I don't believe in God. That is the last thing I remember saying. Let me start at the beginning. I am married to a wonderful woman. We have been trying and trying to have a baby but it just won't happen. My wife cries herself to sleep every night because she wants a little child of her own to care for, to love, to hold. She has even tried to pray to her God to help. Well, I thought she was crazy! Praying to a make-believe God to help her have a baby after every doctor she has seen has told her if she were to have a baby it would be a miracle because medically she is unable to have one.
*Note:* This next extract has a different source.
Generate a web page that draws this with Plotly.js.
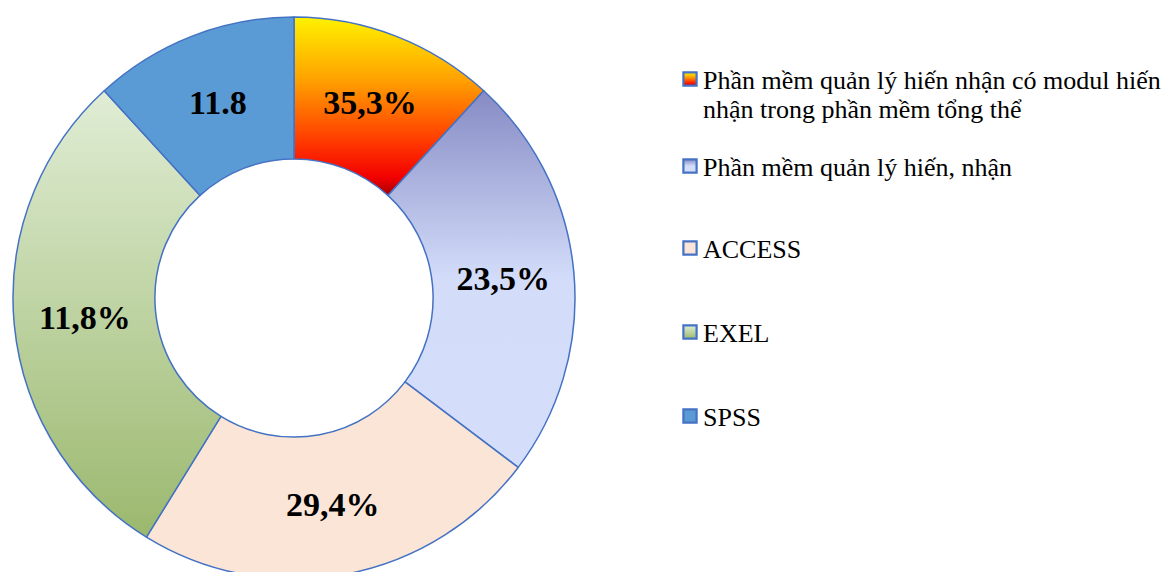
<!DOCTYPE html>
<html>
<head>
<meta charset="utf-8">
<script src="https://cdn.plot.ly/plotly-3.0.1.min.js"></script>
</head>
<body style="margin:0;background:#fff">
<div id="chart"></div>
<script>
// slices, clockwise from 12 o'clock
var softwareNames = [
  "Phần mềm quản lý hiến nhận có modul hiến<br>nhận trong phần mềm tổng thể",
  "Phần mềm quản lý hiến, nhận",
  "ACCESS",
  "EXEL",
  "SPSS"
];
var sliceShare = [11.8, 23.5, 23.5, 29.4, 11.8];
// labels as printed on the chart
var sliceText = ["35,3%", "23,5%", "29,4%", "11,8%", "11.8"];

var serif = "Liberation Serif";

var baseColors = ["#ff8a00", "#b4bce8", "#fbe5d6", "#c0d6a6", "#5b9bd5"];
// vertical gradients (top -> bottom), null = flat colour
var gradients = [
  [[0, "#fff200"], [0.35, "#ffa200"], [0.72, "#ff3300"], [0.9, "#f20000"], [1, "#a80000"]],
  [[0, "#868bc4"], [0.5, "#d3ddfa"], [1, "#d4defb"]],
  null,
  [[0, "#e0edd5"], [1, "#9bb86e"]],
  null
];

var trace = {
  type: "pie",
  labels: softwareNames,
  values: sliceShare,
  text: sliceText,
  textinfo: "text",
  textposition: "inside",
  insidetextorientation: "horizontal",
  insidetextfont: {family: serif, size: 34, color: "#000", weight: "bold"},
  hole: 0.495,
  sort: false,
  direction: "clockwise",
  rotation: 0,
  domain: {x: [0.01106, 0.48936], y: [0.035, 0.97167]},
  marker: {colors: baseColors, line: {color: "#4472c4", width: 1.5}},
  hoverinfo: "none"
};

var layout = {
  width: 1175,
  height: 600,
  margin: {l: 0, r: 0, t: 0, b: 0},
  showlegend: true,
  legend: {
    x: 0.565, y: 0.9,
    valign: "top",
    font: {family: serif, size: 26, color: "#000"}
  }
};

// where the legend markers sit in the original
var legendMarkY = [79, 166, 248, 332, 416];
var legendTextX = 703;
var legendMarkGap = 13;

function addGradients(gd) {
  var svgNS = "http://www.w3.org/2000/svg";
  var defs = gd.querySelector(".main-svg defs");
  gradients.forEach(function(stops, i){
    if(!stops) return;
    var lg = document.createElementNS(svgNS, "linearGradient");
    lg.setAttribute("id", "sliceGrad" + i);
    lg.setAttribute("x1", "0"); lg.setAttribute("y1", "0");
    lg.setAttribute("x2", "0"); lg.setAttribute("y2", "1");
    stops.forEach(function(s){
      var st = document.createElementNS(svgNS, "stop");
      st.setAttribute("offset", s[0]);
      st.setAttribute("stop-color", s[1]);
      lg.appendChild(st);
    });
    defs.appendChild(lg);
  });
  gd.querySelectorAll("g.slice path.surface").forEach(function(p, i){
    if(gradients[i]) p.style.fill = "url(#sliceGrad" + i + ")";
  });
  gd.querySelectorAll(".legend .traces .legendpoints path").forEach(function(p, i){
    if(gradients[i]) p.style.fill = "url(#sliceGrad" + i + ")";
    p.style.strokeWidth = "2px";
  });
}

function shiftBy(el, dx, dy) {
  var t = el.getAttribute("transform") || "";
  el.setAttribute("transform", "translate(" + dx + "," + dy + ") " + t);
}

function placeLegend(gd) {
  gd.querySelectorAll(".legend [clip-path]").forEach(function(el){
    el.removeAttribute("clip-path");
  });
  gd.querySelectorAll(".legend .traces").forEach(function(g, i){
    // tighter line spacing for the wrapped first entry
    g.querySelectorAll("text.legendtext tspan.line").forEach(function(ln, k){
      if(k > 0) ln.setAttribute("dy", (k * 1.1) + "em");
    });
    var pts = g.querySelector(".legendpoints");
    var mark = pts.querySelector("path");
    if(mark) mark.setAttribute("transform", "scale(1.1)");
    var txt = g.querySelector("text.legendtext");
    var pb = pts.getBoundingClientRect();
    var tb = txt.getBoundingClientRect();
    shiftBy(pts, (tb.left - legendMarkGap) - (pb.left + pb.width / 2), 0);
    pb = pts.getBoundingClientRect();
    shiftBy(g, legendTextX - tb.left, legendMarkY[i] - (pb.top + pb.height / 2));
  });
}

Plotly.newPlot("chart", [trace], layout, {staticPlot: true}).then(function(gd){
  addGradients(gd);
  placeLegend(gd);
});
</script>
</body>
</html>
At the office that day I have a co-worker who calls himself a "Christian" who is always trying to tell me about this God thing. I couldn't take it anymore. That day I had just about had all I could take. My wife was at home constantly telling me God would take care of them. I come to work and this guy is pushing God into my face again!! I had to get out of there so I told everyone I was going home early.
I went out into the lobby and pushed the elevator button to go down, the door opened and I started to step in, just then I heard my wife call my name. I turned around to see my wife standing there with a big smile on her face. It was a very odd time for her to be there at 3:00 in the afternoon. She shouldn't even be off work yet!
I heard someone say "I can't believe this!" and I looked over and saw everyone looking at the elevator that I had just almost stepped into. I walked over to the elevator and looked in and I could say nothing. I just couldn't believe what I was seeing. This elevator had no floor.
If I had stepped into that elevator I would have dropped 20 stories to my death. I couldn't believe it!! I looked over at my wife and thought if she had not been here at that minute I would have been dead!! I asked her, "Why did you come here this time of day?"
She just looked at me and said, "I had to go to the doctor this morning and I came by to tell you that we are going to have a baby." A baby!! A miracle!! One, a miracle for her to be pregnant; two, for this miracle in itself to save my life. My last words before that happened. "I don't believe in God." I dropped to my knees and wept. How could I not believe?